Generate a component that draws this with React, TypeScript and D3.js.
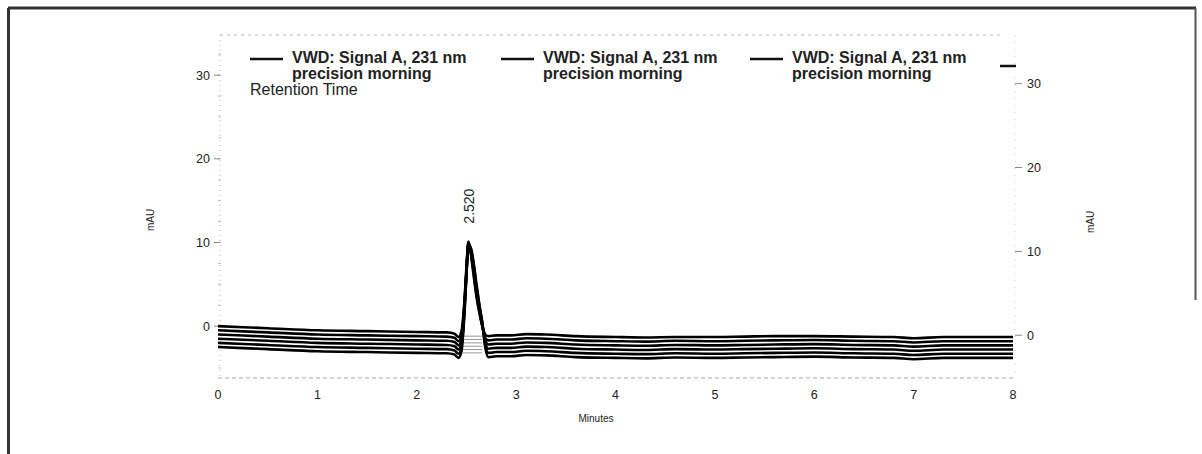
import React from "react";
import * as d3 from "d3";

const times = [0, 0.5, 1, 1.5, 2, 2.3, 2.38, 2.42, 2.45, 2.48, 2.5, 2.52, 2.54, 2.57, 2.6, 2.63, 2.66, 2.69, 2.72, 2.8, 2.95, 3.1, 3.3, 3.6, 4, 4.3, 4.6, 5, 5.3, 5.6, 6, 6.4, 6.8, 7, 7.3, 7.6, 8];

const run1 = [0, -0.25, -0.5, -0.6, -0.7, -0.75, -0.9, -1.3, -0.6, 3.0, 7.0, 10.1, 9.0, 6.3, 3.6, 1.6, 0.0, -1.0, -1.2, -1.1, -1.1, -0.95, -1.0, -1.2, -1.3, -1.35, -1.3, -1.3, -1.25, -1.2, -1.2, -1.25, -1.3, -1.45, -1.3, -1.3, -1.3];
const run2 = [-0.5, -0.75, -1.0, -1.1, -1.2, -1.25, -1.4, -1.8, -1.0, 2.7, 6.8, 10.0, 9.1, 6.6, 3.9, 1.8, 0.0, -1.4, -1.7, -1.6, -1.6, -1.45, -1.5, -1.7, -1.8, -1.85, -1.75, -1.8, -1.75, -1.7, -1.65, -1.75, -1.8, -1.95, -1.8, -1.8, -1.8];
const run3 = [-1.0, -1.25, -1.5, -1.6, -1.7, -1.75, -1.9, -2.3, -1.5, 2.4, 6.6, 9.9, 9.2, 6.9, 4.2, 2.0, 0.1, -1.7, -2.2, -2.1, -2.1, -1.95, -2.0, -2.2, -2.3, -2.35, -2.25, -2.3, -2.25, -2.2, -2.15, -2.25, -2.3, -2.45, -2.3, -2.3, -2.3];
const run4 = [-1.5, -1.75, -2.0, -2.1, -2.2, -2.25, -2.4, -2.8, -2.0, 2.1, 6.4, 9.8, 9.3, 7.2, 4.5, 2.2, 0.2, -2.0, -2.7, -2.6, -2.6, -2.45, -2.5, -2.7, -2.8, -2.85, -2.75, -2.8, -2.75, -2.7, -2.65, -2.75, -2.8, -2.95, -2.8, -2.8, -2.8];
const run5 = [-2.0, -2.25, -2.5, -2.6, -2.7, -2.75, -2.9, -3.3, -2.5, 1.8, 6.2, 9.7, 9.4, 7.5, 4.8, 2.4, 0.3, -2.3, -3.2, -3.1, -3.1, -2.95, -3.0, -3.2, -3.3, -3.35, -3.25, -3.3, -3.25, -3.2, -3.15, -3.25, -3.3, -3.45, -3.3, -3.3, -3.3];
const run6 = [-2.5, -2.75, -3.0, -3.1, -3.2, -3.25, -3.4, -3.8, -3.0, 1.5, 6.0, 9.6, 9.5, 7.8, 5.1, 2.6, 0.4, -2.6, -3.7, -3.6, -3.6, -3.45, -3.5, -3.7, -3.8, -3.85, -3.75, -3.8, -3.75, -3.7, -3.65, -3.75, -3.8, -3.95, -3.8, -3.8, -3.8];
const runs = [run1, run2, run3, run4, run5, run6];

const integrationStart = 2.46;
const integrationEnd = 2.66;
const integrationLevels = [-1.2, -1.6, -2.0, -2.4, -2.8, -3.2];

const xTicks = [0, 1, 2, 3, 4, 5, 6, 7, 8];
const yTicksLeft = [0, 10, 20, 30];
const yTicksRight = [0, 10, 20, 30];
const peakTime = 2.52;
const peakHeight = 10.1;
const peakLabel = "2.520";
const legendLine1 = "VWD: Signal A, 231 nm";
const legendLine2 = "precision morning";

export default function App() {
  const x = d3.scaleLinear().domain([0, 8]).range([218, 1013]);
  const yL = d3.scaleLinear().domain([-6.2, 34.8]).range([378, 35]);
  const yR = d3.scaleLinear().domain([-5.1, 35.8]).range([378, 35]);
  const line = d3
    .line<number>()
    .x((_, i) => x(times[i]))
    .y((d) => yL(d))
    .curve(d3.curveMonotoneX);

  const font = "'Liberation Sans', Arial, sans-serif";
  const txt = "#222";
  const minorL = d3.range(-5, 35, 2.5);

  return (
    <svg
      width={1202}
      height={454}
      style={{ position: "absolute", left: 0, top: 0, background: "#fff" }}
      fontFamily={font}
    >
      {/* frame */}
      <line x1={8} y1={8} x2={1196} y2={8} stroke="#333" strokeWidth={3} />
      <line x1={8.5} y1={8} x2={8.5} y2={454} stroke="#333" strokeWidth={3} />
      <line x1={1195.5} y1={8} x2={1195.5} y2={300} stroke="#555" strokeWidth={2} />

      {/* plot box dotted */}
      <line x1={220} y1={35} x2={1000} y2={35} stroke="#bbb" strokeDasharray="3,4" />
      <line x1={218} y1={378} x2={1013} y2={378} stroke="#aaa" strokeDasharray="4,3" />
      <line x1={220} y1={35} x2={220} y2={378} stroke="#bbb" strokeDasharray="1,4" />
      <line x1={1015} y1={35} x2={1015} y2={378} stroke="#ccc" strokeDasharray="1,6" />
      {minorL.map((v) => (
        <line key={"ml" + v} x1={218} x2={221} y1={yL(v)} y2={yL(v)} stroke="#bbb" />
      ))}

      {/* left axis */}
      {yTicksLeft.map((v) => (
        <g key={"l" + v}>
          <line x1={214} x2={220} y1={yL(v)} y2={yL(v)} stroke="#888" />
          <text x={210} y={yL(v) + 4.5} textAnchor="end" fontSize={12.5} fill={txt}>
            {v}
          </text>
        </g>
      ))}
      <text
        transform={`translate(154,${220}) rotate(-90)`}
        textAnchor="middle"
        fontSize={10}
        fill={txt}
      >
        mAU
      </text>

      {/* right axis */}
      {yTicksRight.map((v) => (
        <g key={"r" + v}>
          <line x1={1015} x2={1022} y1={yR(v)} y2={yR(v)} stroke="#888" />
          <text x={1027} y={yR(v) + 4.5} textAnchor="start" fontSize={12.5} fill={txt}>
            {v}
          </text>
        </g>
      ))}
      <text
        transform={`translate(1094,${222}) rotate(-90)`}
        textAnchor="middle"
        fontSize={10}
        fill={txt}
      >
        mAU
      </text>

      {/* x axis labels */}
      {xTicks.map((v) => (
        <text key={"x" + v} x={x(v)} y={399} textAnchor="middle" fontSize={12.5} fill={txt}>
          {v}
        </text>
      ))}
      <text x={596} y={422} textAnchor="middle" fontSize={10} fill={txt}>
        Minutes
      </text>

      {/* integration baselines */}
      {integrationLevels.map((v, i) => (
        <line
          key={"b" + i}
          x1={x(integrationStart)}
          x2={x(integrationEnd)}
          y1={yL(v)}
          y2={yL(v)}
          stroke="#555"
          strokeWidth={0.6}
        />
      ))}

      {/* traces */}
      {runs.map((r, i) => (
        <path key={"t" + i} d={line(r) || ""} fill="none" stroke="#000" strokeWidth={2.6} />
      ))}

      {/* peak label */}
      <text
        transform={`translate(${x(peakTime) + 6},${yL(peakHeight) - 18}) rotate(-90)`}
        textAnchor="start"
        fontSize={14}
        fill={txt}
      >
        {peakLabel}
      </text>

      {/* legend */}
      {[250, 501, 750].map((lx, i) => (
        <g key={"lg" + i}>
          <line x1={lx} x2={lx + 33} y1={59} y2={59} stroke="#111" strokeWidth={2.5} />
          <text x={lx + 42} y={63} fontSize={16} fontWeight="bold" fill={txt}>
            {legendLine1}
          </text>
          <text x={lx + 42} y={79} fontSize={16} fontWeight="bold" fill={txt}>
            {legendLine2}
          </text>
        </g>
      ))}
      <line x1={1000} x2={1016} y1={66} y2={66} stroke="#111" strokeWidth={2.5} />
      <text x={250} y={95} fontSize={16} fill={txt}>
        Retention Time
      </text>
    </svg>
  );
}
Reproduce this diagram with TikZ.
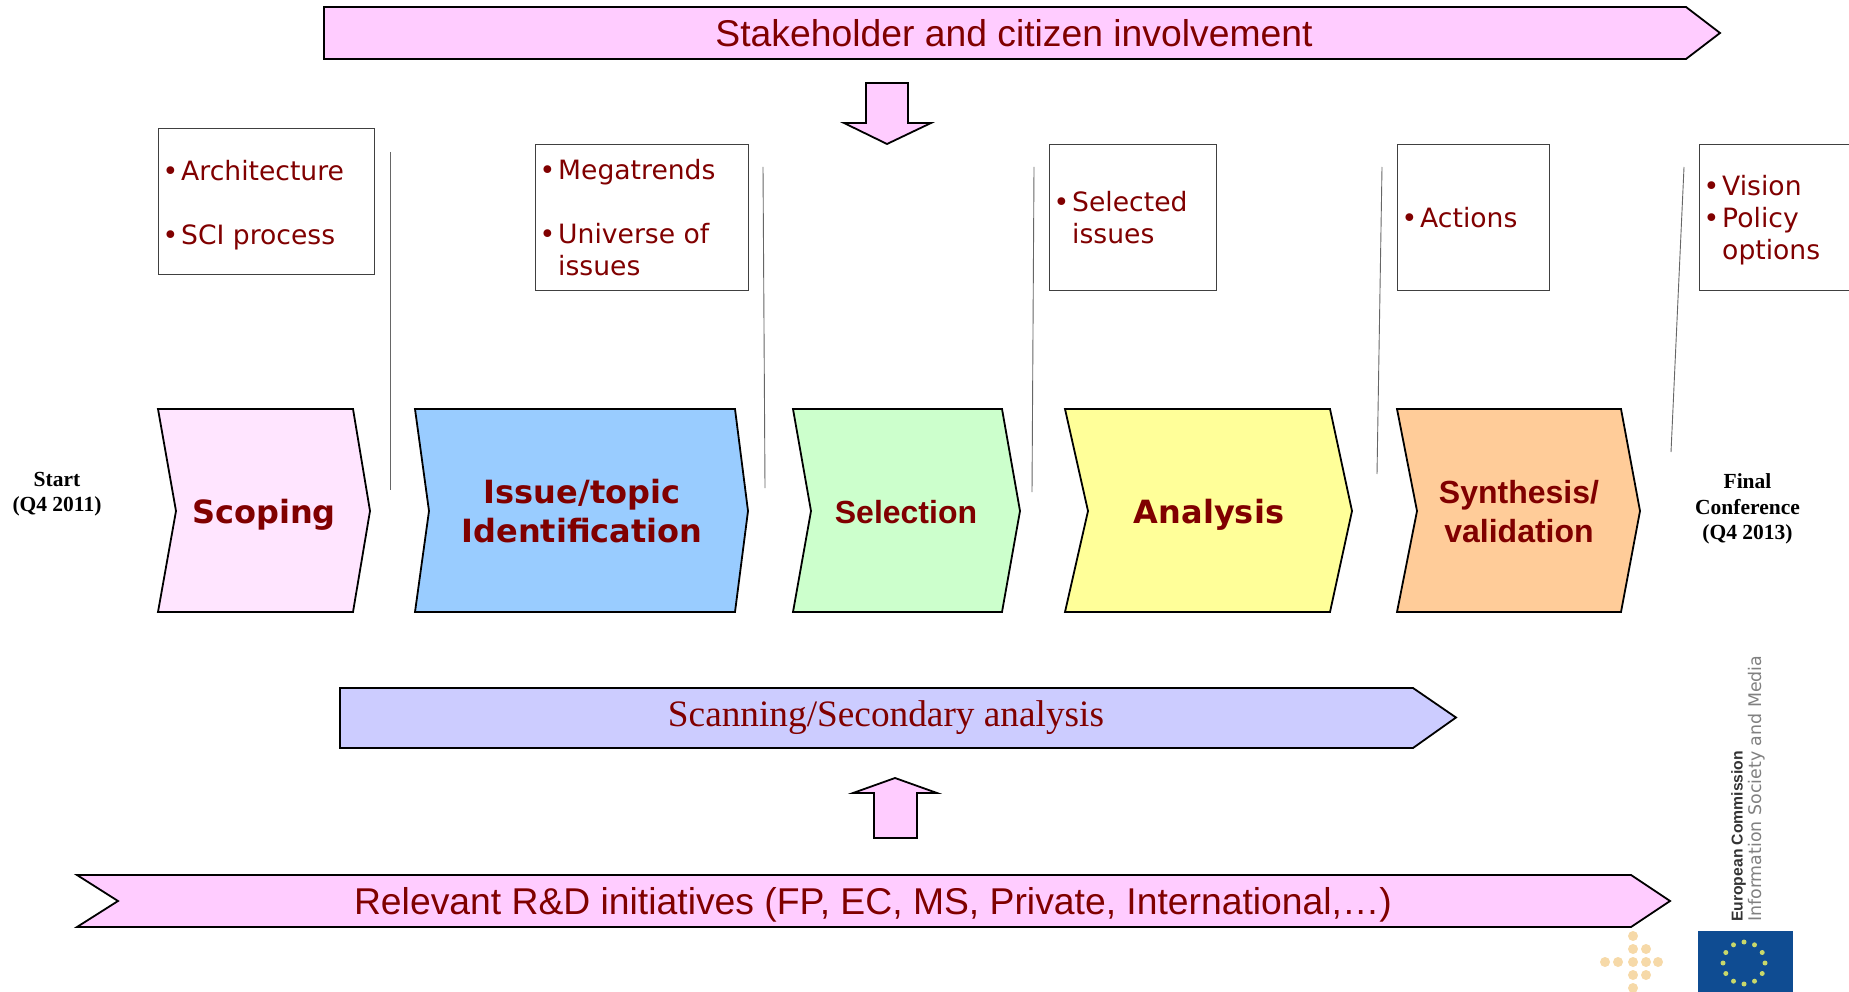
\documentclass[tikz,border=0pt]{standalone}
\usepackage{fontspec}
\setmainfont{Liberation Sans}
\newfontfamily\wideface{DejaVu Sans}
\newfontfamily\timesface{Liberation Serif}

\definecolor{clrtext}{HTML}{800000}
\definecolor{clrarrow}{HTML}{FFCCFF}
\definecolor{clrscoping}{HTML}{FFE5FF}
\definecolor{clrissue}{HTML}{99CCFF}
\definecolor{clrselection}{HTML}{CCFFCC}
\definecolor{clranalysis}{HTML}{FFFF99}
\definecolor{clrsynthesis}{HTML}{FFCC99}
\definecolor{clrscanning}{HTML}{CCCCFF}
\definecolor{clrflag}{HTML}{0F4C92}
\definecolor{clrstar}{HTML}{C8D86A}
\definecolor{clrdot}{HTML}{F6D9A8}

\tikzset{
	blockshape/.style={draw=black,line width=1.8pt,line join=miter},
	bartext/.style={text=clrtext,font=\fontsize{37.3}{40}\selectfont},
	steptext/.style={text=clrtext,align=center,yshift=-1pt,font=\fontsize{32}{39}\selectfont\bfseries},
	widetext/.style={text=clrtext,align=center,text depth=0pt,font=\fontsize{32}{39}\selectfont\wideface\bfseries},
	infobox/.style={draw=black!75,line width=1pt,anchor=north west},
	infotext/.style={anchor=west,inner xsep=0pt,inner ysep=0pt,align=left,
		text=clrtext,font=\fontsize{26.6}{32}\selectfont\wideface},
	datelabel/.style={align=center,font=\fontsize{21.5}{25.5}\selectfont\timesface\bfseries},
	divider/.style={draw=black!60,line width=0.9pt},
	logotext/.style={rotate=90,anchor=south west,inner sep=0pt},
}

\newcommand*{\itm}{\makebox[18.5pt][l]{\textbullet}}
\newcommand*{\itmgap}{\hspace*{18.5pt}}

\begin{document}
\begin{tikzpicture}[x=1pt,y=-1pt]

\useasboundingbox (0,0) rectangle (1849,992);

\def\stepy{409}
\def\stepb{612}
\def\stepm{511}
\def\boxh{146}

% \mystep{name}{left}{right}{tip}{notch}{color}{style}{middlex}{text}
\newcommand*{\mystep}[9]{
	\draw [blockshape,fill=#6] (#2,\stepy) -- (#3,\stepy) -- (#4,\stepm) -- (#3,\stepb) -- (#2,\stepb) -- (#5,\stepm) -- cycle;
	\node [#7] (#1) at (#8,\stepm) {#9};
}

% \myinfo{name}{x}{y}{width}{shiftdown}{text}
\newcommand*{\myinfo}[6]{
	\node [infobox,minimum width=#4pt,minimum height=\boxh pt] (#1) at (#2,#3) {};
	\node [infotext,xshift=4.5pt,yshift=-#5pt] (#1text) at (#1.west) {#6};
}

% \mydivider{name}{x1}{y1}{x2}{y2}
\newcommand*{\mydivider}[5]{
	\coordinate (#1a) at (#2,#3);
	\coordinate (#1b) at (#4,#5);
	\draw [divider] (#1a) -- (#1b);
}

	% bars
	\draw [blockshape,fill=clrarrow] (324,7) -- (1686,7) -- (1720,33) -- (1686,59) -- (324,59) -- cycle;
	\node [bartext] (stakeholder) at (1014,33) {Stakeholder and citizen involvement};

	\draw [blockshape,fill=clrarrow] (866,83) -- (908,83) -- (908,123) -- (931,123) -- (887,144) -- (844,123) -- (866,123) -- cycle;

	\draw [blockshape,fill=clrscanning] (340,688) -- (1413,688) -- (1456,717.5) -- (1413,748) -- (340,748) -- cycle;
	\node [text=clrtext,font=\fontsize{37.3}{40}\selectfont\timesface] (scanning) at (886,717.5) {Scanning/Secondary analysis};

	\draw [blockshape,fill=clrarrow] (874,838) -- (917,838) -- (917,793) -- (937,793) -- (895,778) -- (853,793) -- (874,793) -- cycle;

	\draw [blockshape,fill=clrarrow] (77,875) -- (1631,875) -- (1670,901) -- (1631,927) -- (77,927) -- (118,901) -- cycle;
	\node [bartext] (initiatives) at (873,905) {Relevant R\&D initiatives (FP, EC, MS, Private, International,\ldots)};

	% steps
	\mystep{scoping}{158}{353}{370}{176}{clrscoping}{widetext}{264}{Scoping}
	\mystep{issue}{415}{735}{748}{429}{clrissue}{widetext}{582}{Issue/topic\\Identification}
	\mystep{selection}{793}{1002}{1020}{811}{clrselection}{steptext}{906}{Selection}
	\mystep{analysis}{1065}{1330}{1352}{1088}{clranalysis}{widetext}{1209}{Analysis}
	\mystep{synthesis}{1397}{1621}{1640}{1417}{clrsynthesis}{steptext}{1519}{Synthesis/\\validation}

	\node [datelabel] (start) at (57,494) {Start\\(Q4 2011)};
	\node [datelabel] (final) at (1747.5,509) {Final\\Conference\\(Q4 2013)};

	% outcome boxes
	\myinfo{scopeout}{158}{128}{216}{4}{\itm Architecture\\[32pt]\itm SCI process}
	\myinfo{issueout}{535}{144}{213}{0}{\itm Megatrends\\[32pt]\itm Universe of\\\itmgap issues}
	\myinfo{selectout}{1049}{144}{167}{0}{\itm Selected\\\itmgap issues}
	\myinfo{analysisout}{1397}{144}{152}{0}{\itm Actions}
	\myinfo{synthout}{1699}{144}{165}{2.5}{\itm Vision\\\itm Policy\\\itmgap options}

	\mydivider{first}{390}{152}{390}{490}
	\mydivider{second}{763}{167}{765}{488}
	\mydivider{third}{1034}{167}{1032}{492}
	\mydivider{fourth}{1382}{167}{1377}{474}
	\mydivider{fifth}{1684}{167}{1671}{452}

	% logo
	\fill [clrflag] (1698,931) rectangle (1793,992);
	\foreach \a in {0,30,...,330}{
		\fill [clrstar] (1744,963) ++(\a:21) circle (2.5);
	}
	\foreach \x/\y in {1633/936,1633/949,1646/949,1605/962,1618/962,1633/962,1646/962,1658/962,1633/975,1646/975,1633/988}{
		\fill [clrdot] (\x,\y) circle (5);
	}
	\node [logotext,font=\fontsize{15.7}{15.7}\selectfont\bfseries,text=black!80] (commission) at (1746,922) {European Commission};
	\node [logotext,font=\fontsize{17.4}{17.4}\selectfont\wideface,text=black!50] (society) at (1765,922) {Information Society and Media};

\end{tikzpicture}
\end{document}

------------------------------------

Leave the pictures out and repeat exactly the lines from the beginning of the records to the line bearing "const integrationLevels = [-1.2, -1.6, -2.0, -2.4, -2.8, -3.2];", both ends counted.

Generate a component that draws this with React, TypeScript and D3.js.
import React from "react";
import * as d3 from "d3";

const times = [0, 0.5, 1, 1.5, 2, 2.3, 2.38, 2.42, 2.45, 2.48, 2.5, 2.52, 2.54, 2.57, 2.6, 2.63, 2.66, 2.69, 2.72, 2.8, 2.95, 3.1, 3.3, 3.6, 4, 4.3, 4.6, 5, 5.3, 5.6, 6, 6.4, 6.8, 7, 7.3, 7.6, 8];

const run1 = [0, -0.25, -0.5, -0.6, -0.7, -0.75, -0.9, -1.3, -0.6, 3.0, 7.0, 10.1, 9.0, 6.3, 3.6, 1.6, 0.0, -1.0, -1.2, -1.1, -1.1, -0.95, -1.0, -1.2, -1.3, -1.35, -1.3, -1.3, -1.25, -1.2, -1.2, -1.25, -1.3, -1.45, -1.3, -1.3, -1.3];
const run2 = [-0.5, -0.75, -1.0, -1.1, -1.2, -1.25, -1.4, -1.8, -1.0, 2.7, 6.8, 10.0, 9.1, 6.6, 3.9, 1.8, 0.0, -1.4, -1.7, -1.6, -1.6, -1.45, -1.5, -1.7, -1.8, -1.85, -1.75, -1.8, -1.75, -1.7, -1.65, -1.75, -1.8, -1.95, -1.8, -1.8, -1.8];
const run3 = [-1.0, -1.25, -1.5, -1.6, -1.7, -1.75, -1.9, -2.3, -1.5, 2.4, 6.6, 9.9, 9.2, 6.9, 4.2, 2.0, 0.1, -1.7, -2.2, -2.1, -2.1, -1.95, -2.0, -2.2, -2.3, -2.35, -2.25, -2.3, -2.25, -2.2, -2.15, -2.25, -2.3, -2.45, -2.3, -2.3, -2.3];
const run4 = [-1.5, -1.75, -2.0, -2.1, -2.2, -2.25, -2.4, -2.8, -2.0, 2.1, 6.4, 9.8, 9.3, 7.2, 4.5, 2.2, 0.2, -2.0, -2.7, -2.6, -2.6, -2.45, -2.5, -2.7, -2.8, -2.85, -2.75, -2.8, -2.75, -2.7, -2.65, -2.75, -2.8, -2.95, -2.8, -2.8, -2.8];
const run5 = [-2.0, -2.25, -2.5, -2.6, -2.7, -2.75, -2.9, -3.3, -2.5, 1.8, 6.2, 9.7, 9.4, 7.5, 4.8, 2.4, 0.3, -2.3, -3.2, -3.1, -3.1, -2.95, -3.0, -3.2, -3.3, -3.35, -3.25, -3.3, -3.25, -3.2, -3.15, -3.25, -3.3, -3.45, -3.3, -3.3, -3.3];
const run6 = [-2.5, -2.75, -3.0, -3.1, -3.2, -3.25, -3.4, -3.8, -3.0, 1.5, 6.0, 9.6, 9.5, 7.8, 5.1, 2.6, 0.4, -2.6, -3.7, -3.6, -3.6, -3.45, -3.5, -3.7, -3.8, -3.85, -3.75, -3.8, -3.75, -3.7, -3.65, -3.75, -3.8, -3.95, -3.8, -3.8, -3.8];
const runs = [run1, run2, run3, run4, run5, run6];

const integrationStart = 2.46;
const integrationEnd = 2.66;
const integrationLevels = [-1.2, -1.6, -2.0, -2.4, -2.8, -3.2];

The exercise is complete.